::: Raw data :::
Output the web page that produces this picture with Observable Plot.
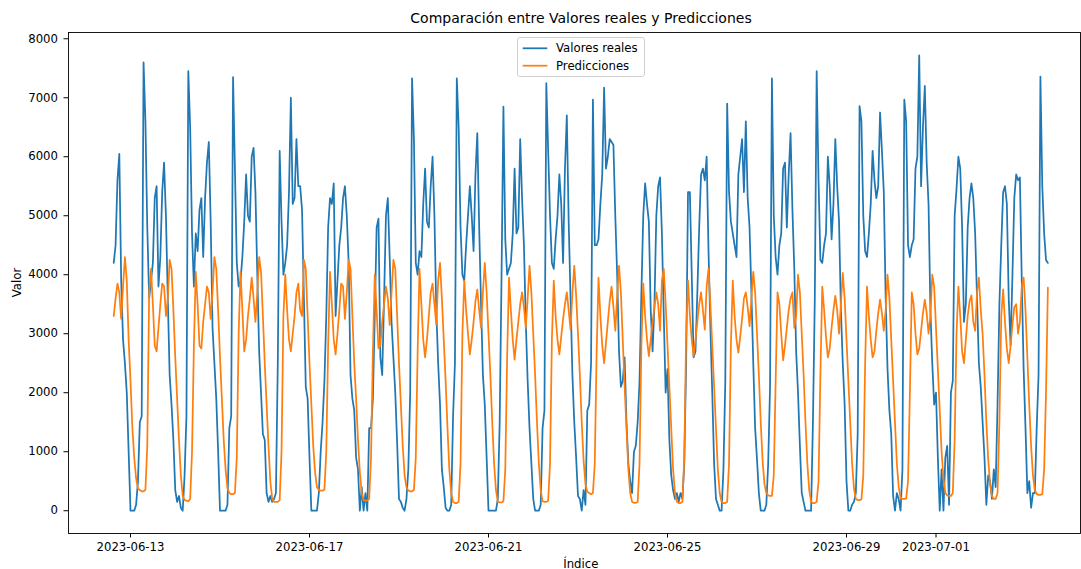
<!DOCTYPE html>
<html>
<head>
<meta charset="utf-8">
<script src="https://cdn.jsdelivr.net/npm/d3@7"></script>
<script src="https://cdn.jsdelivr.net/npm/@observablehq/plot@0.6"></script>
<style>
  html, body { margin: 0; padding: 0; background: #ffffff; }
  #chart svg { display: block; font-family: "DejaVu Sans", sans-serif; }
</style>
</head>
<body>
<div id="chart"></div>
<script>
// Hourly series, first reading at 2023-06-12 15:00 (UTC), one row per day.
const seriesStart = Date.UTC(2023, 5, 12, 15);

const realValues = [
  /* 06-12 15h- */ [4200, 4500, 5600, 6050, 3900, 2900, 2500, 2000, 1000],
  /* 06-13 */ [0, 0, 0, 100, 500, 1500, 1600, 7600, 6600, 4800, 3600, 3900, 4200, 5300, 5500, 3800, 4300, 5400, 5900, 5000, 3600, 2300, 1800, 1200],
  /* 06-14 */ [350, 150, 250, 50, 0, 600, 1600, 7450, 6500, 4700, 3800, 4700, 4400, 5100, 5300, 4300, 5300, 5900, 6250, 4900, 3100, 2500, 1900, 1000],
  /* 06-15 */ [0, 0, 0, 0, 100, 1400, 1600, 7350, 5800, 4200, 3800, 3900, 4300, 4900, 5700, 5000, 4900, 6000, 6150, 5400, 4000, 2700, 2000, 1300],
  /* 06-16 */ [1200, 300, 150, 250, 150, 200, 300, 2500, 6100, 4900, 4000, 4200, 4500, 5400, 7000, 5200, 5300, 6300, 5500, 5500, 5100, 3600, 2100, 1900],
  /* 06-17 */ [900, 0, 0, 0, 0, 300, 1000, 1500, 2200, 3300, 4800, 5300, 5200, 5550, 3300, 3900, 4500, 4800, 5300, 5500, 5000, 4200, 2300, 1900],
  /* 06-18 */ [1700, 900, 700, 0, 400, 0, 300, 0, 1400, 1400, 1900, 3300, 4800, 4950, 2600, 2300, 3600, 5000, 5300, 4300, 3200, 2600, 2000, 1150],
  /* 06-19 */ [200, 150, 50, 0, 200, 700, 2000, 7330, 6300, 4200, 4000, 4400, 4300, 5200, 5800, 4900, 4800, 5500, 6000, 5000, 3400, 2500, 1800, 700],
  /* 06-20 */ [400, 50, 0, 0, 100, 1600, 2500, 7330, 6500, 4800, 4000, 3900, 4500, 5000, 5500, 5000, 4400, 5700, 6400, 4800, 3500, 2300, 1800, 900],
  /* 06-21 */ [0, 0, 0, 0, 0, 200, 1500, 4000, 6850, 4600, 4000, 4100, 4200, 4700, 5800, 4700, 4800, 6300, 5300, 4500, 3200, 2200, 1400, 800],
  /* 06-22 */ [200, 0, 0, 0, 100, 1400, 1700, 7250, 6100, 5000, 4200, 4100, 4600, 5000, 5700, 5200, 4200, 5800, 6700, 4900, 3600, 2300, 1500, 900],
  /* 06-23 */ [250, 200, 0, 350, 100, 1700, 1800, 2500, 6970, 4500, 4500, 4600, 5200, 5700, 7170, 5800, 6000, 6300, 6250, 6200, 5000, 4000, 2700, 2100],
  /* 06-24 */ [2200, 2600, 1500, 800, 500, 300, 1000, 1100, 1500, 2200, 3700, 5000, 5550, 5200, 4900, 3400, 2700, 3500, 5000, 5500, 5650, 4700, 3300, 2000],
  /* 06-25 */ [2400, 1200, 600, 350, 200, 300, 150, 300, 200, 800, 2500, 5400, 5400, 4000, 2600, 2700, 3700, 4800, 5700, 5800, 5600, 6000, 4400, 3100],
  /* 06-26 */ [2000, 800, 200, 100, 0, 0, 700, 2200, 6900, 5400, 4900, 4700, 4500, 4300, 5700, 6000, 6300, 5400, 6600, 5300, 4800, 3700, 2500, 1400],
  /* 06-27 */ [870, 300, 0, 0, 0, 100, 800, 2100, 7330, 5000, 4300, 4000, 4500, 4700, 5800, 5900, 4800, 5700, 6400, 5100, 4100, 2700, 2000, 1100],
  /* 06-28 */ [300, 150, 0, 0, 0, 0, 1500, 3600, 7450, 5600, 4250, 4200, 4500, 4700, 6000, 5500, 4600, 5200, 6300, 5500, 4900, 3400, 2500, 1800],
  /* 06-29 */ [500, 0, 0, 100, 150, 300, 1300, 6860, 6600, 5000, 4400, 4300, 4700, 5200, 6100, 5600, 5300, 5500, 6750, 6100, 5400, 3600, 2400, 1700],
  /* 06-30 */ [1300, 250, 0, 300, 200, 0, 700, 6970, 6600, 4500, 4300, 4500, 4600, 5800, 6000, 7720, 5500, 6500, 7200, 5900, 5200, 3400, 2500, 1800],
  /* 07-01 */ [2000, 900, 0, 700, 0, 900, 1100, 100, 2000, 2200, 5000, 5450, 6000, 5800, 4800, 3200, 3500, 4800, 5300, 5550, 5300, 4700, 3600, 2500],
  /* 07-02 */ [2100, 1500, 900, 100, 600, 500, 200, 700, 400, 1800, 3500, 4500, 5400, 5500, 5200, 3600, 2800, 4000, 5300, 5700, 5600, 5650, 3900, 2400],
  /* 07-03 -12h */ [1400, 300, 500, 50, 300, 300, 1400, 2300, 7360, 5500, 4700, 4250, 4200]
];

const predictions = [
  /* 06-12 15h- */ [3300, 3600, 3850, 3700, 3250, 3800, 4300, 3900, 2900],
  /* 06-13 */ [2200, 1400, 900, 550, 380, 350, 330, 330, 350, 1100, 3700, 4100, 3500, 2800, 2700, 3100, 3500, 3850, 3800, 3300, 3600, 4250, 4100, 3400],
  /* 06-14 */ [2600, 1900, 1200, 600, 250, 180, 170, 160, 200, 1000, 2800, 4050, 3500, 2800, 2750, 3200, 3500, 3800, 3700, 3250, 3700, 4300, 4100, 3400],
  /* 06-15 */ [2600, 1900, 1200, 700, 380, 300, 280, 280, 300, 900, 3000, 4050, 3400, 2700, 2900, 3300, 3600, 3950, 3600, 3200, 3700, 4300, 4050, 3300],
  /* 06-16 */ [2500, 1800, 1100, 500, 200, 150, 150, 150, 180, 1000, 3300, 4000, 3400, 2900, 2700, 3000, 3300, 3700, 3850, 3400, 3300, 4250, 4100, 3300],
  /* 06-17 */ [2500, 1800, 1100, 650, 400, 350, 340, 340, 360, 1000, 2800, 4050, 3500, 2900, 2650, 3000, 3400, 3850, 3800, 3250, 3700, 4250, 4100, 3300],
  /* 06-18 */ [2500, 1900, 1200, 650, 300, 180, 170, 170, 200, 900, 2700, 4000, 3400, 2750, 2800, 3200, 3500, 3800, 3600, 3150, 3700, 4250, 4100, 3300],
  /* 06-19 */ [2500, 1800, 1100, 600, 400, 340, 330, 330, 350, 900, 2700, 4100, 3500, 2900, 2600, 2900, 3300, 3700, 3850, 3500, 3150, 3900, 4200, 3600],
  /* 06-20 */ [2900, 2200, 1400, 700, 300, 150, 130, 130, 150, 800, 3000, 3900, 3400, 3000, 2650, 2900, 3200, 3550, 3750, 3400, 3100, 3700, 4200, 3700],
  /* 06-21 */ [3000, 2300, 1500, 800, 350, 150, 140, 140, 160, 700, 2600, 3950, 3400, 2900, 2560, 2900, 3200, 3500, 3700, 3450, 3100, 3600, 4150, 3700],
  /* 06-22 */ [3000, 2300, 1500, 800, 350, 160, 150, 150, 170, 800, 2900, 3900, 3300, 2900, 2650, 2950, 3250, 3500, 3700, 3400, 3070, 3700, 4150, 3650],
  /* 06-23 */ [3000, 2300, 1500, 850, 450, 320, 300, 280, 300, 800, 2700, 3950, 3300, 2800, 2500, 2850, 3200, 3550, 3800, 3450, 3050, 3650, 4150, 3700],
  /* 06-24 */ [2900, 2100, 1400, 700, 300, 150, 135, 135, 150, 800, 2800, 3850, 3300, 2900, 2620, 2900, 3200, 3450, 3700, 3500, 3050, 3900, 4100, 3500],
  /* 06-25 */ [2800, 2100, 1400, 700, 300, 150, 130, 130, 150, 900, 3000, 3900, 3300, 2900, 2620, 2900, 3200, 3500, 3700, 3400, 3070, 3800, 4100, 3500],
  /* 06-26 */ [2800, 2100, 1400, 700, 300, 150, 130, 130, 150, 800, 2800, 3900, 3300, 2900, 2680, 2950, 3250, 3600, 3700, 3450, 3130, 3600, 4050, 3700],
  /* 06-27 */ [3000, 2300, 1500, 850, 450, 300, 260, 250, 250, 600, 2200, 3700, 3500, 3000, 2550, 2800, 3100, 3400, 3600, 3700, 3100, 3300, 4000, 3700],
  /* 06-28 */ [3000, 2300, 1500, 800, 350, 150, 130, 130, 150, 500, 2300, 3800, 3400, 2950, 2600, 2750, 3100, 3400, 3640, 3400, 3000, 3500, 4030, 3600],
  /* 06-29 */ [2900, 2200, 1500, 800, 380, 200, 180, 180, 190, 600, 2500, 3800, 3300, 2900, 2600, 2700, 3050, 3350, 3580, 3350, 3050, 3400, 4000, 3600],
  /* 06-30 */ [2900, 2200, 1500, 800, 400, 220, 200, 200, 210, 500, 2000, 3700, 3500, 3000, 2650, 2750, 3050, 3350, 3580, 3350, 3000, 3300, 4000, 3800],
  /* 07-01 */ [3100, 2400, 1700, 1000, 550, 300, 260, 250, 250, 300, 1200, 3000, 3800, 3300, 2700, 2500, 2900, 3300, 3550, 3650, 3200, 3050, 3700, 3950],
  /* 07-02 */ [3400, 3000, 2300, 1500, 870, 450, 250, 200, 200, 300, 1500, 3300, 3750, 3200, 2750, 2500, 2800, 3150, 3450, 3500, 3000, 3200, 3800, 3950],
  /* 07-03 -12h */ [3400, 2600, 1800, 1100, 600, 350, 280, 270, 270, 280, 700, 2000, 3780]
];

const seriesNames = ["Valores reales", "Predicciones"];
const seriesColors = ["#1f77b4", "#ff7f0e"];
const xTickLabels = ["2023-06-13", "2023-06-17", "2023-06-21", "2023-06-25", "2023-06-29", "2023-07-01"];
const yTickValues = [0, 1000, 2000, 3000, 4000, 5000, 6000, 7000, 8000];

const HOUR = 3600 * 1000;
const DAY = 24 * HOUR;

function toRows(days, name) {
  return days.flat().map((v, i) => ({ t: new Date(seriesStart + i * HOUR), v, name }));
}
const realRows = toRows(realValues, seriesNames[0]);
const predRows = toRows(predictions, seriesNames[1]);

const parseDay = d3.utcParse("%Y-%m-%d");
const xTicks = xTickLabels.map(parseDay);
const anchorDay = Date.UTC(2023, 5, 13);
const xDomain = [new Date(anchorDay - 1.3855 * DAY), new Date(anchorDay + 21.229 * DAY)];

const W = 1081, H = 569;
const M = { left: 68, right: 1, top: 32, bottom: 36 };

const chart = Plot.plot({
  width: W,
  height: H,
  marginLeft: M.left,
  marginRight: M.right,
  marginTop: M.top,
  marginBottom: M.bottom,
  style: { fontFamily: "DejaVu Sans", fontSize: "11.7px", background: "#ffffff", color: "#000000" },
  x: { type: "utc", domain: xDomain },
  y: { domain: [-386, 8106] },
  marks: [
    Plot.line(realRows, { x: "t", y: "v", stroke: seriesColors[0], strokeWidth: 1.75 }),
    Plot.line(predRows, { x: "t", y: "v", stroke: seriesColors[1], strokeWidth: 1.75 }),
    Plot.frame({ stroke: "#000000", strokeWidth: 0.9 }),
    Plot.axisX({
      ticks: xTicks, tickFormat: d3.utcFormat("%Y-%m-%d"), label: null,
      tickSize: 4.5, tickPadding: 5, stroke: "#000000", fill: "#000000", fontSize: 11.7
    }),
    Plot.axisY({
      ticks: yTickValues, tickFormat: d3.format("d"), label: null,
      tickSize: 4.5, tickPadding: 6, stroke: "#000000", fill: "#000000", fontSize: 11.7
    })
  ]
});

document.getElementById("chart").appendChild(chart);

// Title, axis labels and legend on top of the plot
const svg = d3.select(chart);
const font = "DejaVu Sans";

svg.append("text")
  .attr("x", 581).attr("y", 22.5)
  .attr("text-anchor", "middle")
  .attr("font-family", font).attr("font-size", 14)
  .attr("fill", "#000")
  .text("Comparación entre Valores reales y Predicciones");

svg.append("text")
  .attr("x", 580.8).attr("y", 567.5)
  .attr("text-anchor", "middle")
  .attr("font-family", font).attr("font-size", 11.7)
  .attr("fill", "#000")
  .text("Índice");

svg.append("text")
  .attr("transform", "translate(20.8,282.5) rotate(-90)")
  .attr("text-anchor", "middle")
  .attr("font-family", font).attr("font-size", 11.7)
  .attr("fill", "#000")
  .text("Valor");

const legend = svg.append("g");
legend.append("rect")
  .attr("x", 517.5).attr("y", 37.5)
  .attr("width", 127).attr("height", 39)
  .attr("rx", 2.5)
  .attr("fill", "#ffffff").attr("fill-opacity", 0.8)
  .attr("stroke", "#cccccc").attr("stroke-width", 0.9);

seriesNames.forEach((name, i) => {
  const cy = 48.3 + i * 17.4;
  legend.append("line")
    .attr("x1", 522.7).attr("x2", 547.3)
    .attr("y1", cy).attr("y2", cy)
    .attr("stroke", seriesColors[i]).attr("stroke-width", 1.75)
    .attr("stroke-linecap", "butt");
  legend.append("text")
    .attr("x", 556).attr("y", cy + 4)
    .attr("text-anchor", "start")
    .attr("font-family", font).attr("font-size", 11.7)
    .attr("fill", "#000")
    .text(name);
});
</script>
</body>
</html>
:::
Repeat the listing above exactly from its first line to the line containing "const seriesStart = Date.UTC(2023, 5, 12, 15);", both included, and omit the pictures.

> _Answer to this problem_:
Output the web page that produces this picture with Observable Plot.
<!DOCTYPE html>
<html>
<head>
<meta charset="utf-8">
<script src="https://cdn.jsdelivr.net/npm/d3@7"></script>
<script src="https://cdn.jsdelivr.net/npm/@observablehq/plot@0.6"></script>
<style>
  html, body { margin: 0; padding: 0; background: #ffffff; }
  #chart svg { display: block; font-family: "DejaVu Sans", sans-serif; }
</style>
</head>
<body>
<div id="chart"></div>
<script>
// Hourly series, first reading at 2023-06-12 15:00 (UTC), one row per day.
const seriesStart = Date.UTC(2023, 5, 12, 15);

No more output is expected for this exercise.